• Short exercise: Exactly as written, retype the listing below, omitting the pictures.

________

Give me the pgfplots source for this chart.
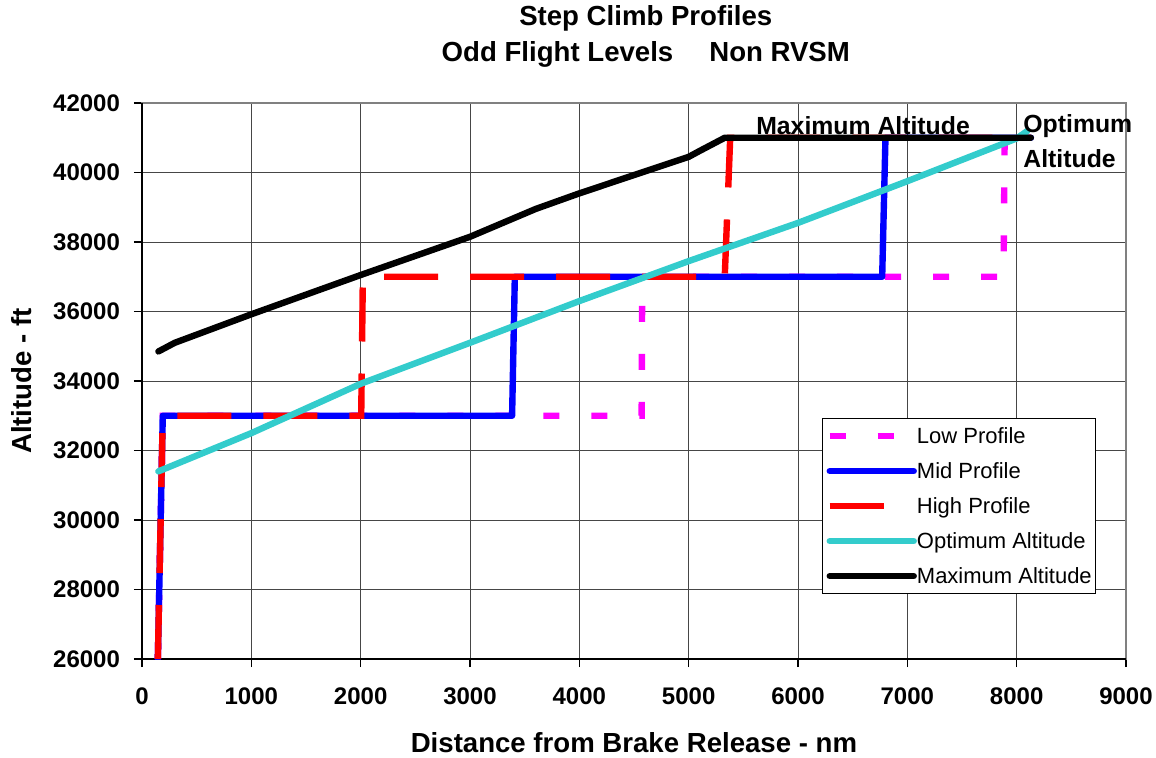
\documentclass[border=0pt]{standalone}
\usepackage{fontspec}
\setmainfont{Liberation Sans}
\usepackage{pgfplots}
\pgfplotsset{compat=1.18}
\definecolor{optcyan}{RGB}{51,204,204}
\definecolor{lowmag}{RGB}{255,0,255}
\definecolor{gridc}{RGB}{70,70,70}
\begin{document}
\begin{tikzpicture}
\path[use as bounding box] (-71pt,-49pt) rectangle (507pt,329.5pt);
\begin{axis}[
  at={(0,0)}, anchor=south west,
  scale only axis, width=492pt, height=278pt,
  xmin=0, xmax=9000, ymin=26000, ymax=42000,
  xtick={0,1000,...,9000}, ytick={26000,28000,...,42000},
  scaled x ticks=false, scaled y ticks=false,
  /pgf/number format/1000 sep={},
  /pgf/number format/assume math mode=true,
  ticklabel style={font=\fontsize{12}{14}\selectfont\bfseries},
  xticklabel style={yshift=-7pt},
  yticklabel style={xshift=-3.5pt},
  tick align=outside, xtick pos=bottom, ytick pos=left,
  major tick length=4pt, tick style={black, line width=0.6pt},
  grid=major, major grid style={gridc, line width=0.5pt},
  axis line style={gray, line width=1pt},
  xlabel={Distance from Brake Release - nm},
  ylabel={Altitude - ft},
  label style={font=\fontsize{13.8}{16}\selectfont\bfseries},
  xlabel style={at={(axis description cs:0.5,-0.151)}, anchor=center},
  ylabel style={at={(axis description cs:-0.122,0.5)}, anchor=center},
  clip mode=individual,
  legend cell align=left,
  legend image code/.code={\draw[#1] (0pt,0pt) -- (42pt,0pt);},
  legend style={at={(0.691,0.4335)}, anchor=north west, draw=black, line width=0.6pt,
    fill=white, inner xsep=2pt, inner ysep=0pt, row sep=0pt, column sep=0pt,
    font=\fontsize{11}{13}\selectfont,
    nodes={inner sep=0pt, text height=12.7pt, text depth=4.8pt}},
]
\draw[black, line width=1pt] (rel axis cs:0,1) -- (rel axis cs:0,0) -- (rel axis cs:1,0);
\addplot[lowmag, line width=3.2pt, line cap=butt, dash pattern=on 8pt off 16pt] coordinates {
 (145,26000) (190,33000) (4570,33000) (4575,37000) (7880,37000) (7890,41000) (8130,41000)};
\addlegendentry{Low Profile}
\addplot[blue, line width=3.2pt, line cap=round, line join=round] coordinates {
 (145,26000) (190,33000) (3385,33000) (3410,37000) (6770,37000) (6800,41000) (8130,41000)};
\addlegendentry{Mid Profile}
\addplot[red, line width=3.2pt, line cap=butt, dash pattern=on 27pt off 16pt] coordinates {
 (145,26000) (190,33000) (2005,33000) (2020,37000) (5330,37000) (5380,41000) (8130,41000)};
\addlegendentry{High Profile}
\addplot[optcyan, line width=3.2pt, line cap=round, line join=round] coordinates {
 (150,31400) (1000,32500) (2000,33920) (3000,35100) (4000,36300) (5000,37450) (6000,38550) (7000,39750) (8000,40980) (8100,41200)};
\addlegendentry{Optimum Altitude}
\addplot[black, line width=3.2pt, line cap=round, line join=round] coordinates {
 (150,34850) (300,35100) (1000,35920) (2000,37050) (3000,38150) (3600,38950) (4000,39400) (5000,40450) (5100,40620) (5330,41000) (8130,41000)};
\addlegendentry{Maximum Altitude}
\node[anchor=base, inner sep=0pt, font=\fontsize{12.4}{14}\selectfont\bfseries] at (axis cs:6595,41108) {Maximum Altitude};
\node[anchor=base west, inner sep=0pt, font=\fontsize{12.4}{14}\selectfont\bfseries] at (axis cs:8058,41145) {Optimum};
\node[anchor=base west, inner sep=0pt, font=\fontsize{12.4}{14}\selectfont\bfseries] at (axis cs:8058,40130) {Altitude};
\node[font=\fontsize{13.8}{16}\selectfont\bfseries] at (axis description cs:0.512,1.1529) {Step Climb Profiles};
\node[font=\fontsize{13.8}{16}\selectfont\bfseries] at (axis description cs:0.512,1.0881) {Odd Flight Levels\hspace{18pt}Non RVSM};
\end{axis}
\end{tikzpicture}
\end{document}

________

• Result for this exercise:
Give me the pgfplots source for this chart.
\documentclass[border=0pt]{standalone}
\usepackage{fontspec}
\setmainfont{Liberation Sans}
\usepackage{pgfplots}
\pgfplotsset{compat=1.18}
\definecolor{optcyan}{RGB}{51,204,204}
\definecolor{lowmag}{RGB}{255,0,255}
\definecolor{gridc}{RGB}{70,70,70}
\begin{document}
\begin{tikzpicture}
\path[use as bounding box] (-71pt,-49pt) rectangle (507pt,329.5pt);
\begin{axis}[
  at={(0,0)}, anchor=south west,
  scale only axis, width=492pt, height=278pt,
  xmin=0, xmax=9000, ymin=26000, ymax=42000,
  xtick={0,1000,...,9000}, ytick={26000,28000,...,42000},
  scaled x ticks=false, scaled y ticks=false,
  /pgf/number format/1000 sep={},
  /pgf/number format/assume math mode=true,
  ticklabel style={font=\fontsize{12}{14}\selectfont\bfseries},
  xticklabel style={yshift=-7pt},
  yticklabel style={xshift=-3.5pt},
  tick align=outside, xtick pos=bottom, ytick pos=left,
  major tick length=4pt, tick style={black, line width=0.6pt},
  grid=major, major grid style={gridc, line width=0.5pt},
  axis line style={gray, line width=1pt},
  xlabel={Distance from Brake Release - nm},
  ylabel={Altitude - ft},
  label style={font=\fontsize{13.8}{16}\selectfont\bfseries},
  xlabel style={at={(axis description cs:0.5,-0.151)}, anchor=center},
  ylabel style={at={(axis description cs:-0.122,0.5)}, anchor=center},
  clip mode=individual,
  legend cell align=left,
  legend image code/.code={\draw[#1] (0pt,0pt) -- (42pt,0pt);},
  legend style={at={(0.691,0.4335)}, anchor=north west, draw=black, line width=0.6pt,
    fill=white, inner xsep=2pt, inner ysep=0pt, row sep=0pt, column sep=0pt,
    font=\fontsize{11}{13}\selectfont,
    nodes={inner sep=0pt, text height=12.7pt, text depth=4.8pt}},
]
\draw[black, line width=1pt] (rel axis cs:0,1) -- (rel axis cs:0,0) -- (rel axis cs:1,0);
\addplot[lowmag, line width=3.2pt, line cap=butt, dash pattern=on 8pt off 16pt] coordinates {
 (145,26000) (190,33000) (4570,33000) (4575,37000) (7880,37000) (7890,41000) (8130,41000)};
\addlegendentry{Low Profile}
\addplot[blue, line width=3.2pt, line cap=round, line join=round] coordinates {
 (145,26000) (190,33000) (3385,33000) (3410,37000) (6770,37000) (6800,41000) (8130,41000)};
\addlegendentry{Mid Profile}
\addplot[red, line width=3.2pt, line cap=butt, dash pattern=on 27pt off 16pt] coordinates {
 (145,26000) (190,33000) (2005,33000) (2020,37000) (5330,37000) (5380,41000) (8130,41000)};
\addlegendentry{High Profile}
\addplot[optcyan, line width=3.2pt, line cap=round, line join=round] coordinates {
 (150,31400) (1000,32500) (2000,33920) (3000,35100) (4000,36300) (5000,37450) (6000,38550) (7000,39750) (8000,40980) (8100,41200)};
\addlegendentry{Optimum Altitude}
\addplot[black, line width=3.2pt, line cap=round, line join=round] coordinates {
 (150,34850) (300,35100) (1000,35920) (2000,37050) (3000,38150) (3600,38950) (4000,39400) (5000,40450) (5100,40620) (5330,41000) (8130,41000)};
\addlegendentry{Maximum Altitude}
\node[anchor=base, inner sep=0pt, font=\fontsize{12.4}{14}\selectfont\bfseries] at (axis cs:6595,41108) {Maximum Altitude};
\node[anchor=base west, inner sep=0pt, font=\fontsize{12.4}{14}\selectfont\bfseries] at (axis cs:8058,41145) {Optimum};
\node[anchor=base west, inner sep=0pt, font=\fontsize{12.4}{14}\selectfont\bfseries] at (axis cs:8058,40130) {Altitude};
\node[font=\fontsize{13.8}{16}\selectfont\bfseries] at (axis description cs:0.512,1.1529) {Step Climb Profiles};
\node[font=\fontsize{13.8}{16}\selectfont\bfseries] at (axis description cs:0.512,1.0881) {Odd Flight Levels\hspace{18pt}Non RVSM};
\end{axis}
\end{tikzpicture}
\end{document}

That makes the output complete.